LG introduced the LG 360 VR at Mobile World Congress 2016. Thanks to the combination of Cingo and HE-AAC, movies in LG 360 VR applications will immerse users and transport them in different virtual environments with perfectly matching audio properties for the success of the illusion.
Cingo helps to deliver an audio experience for Gear VR and LG 360 VR that is every bit as dramatic as the visual component. The specific features of Cingo that make it suitable for mobile VR include: the capability to render 3D immersive audio from all directions; the possibility to accurately place and track audio objects anywhere in the virtual space; and optimisation for mobile platforms from the ground up, making it suitable for any VR platform, whether mobile or tethered to a PC or gaming console.
Indeed, it should be noted that the amount of content available for head-mounted displays such as the LG 360 VR or Gear VR is now increasing rapidly. For instance, Samsung’s Milk VR service plays host to a huge variety of 360 degree videos, while prospective content creators can access comprehensive guidelines at the milkvr.com website.
There are also indications that the combination of Gear VR, MilkVR and Cingo will provide a suitable pathway for live streaming experiences on VR. Sports is one of the areas in which the most rapid adoption is to be expected.

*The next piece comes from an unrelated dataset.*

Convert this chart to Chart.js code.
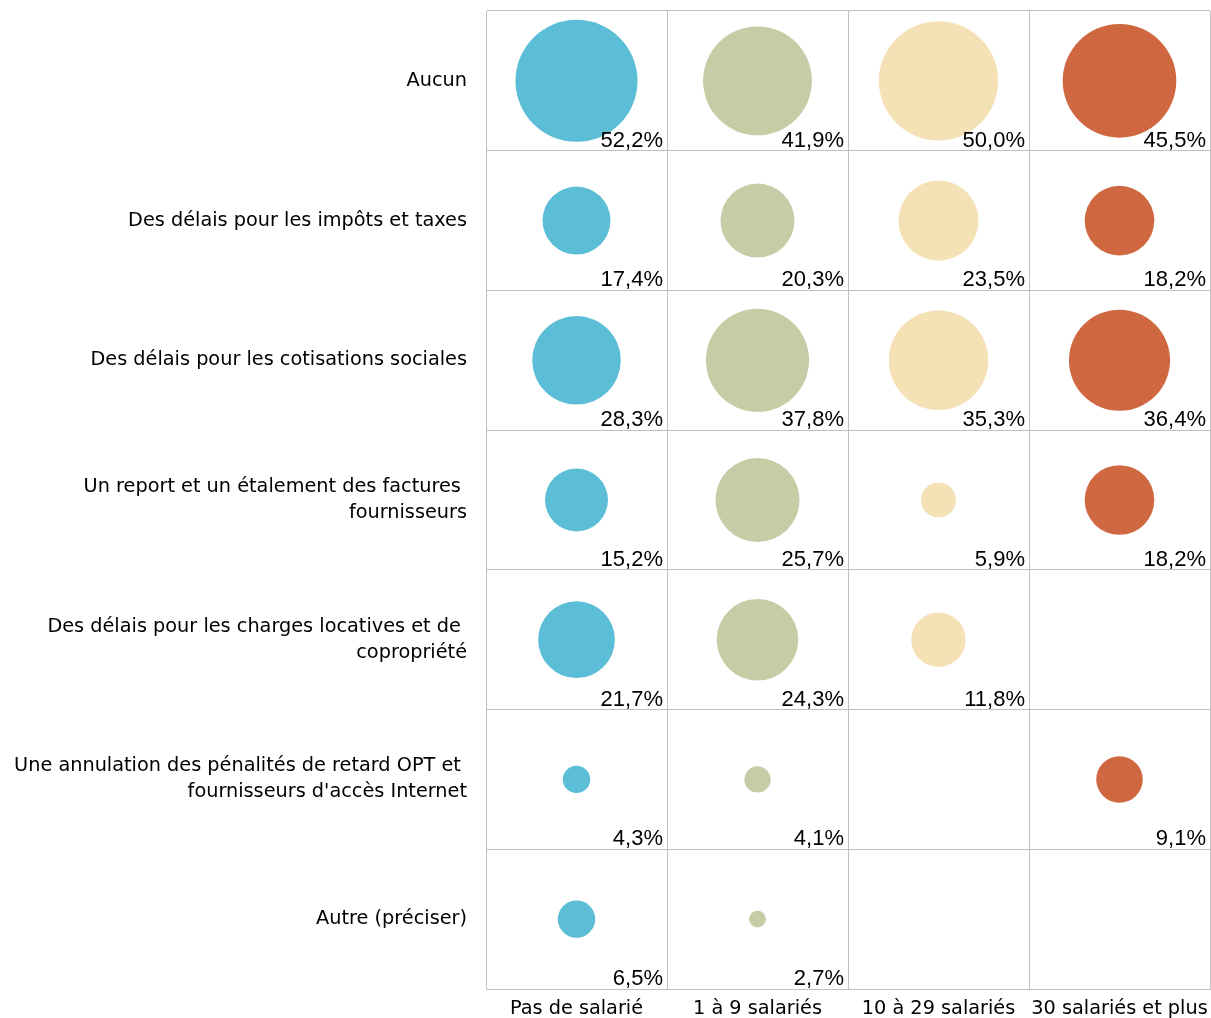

Fraunhofer faces the future
As the transition from mono to stereo to 5.1 was protracted and hardly without its fair share of challenges, so it is reasonable to expect that the mass adoption of immersive and interactive audio services will take significant time and patience. But in HE-AAC, Cingo and MPEG-H Audio, among other developments, Fraunhofer IIS is showing itself to be at the very forefront of these next generation services. These technologies have already been implemented in a number of class-leading devices, and more significant announcements should be expected as 2016 continues to unfold. A brave new world of audio awaits.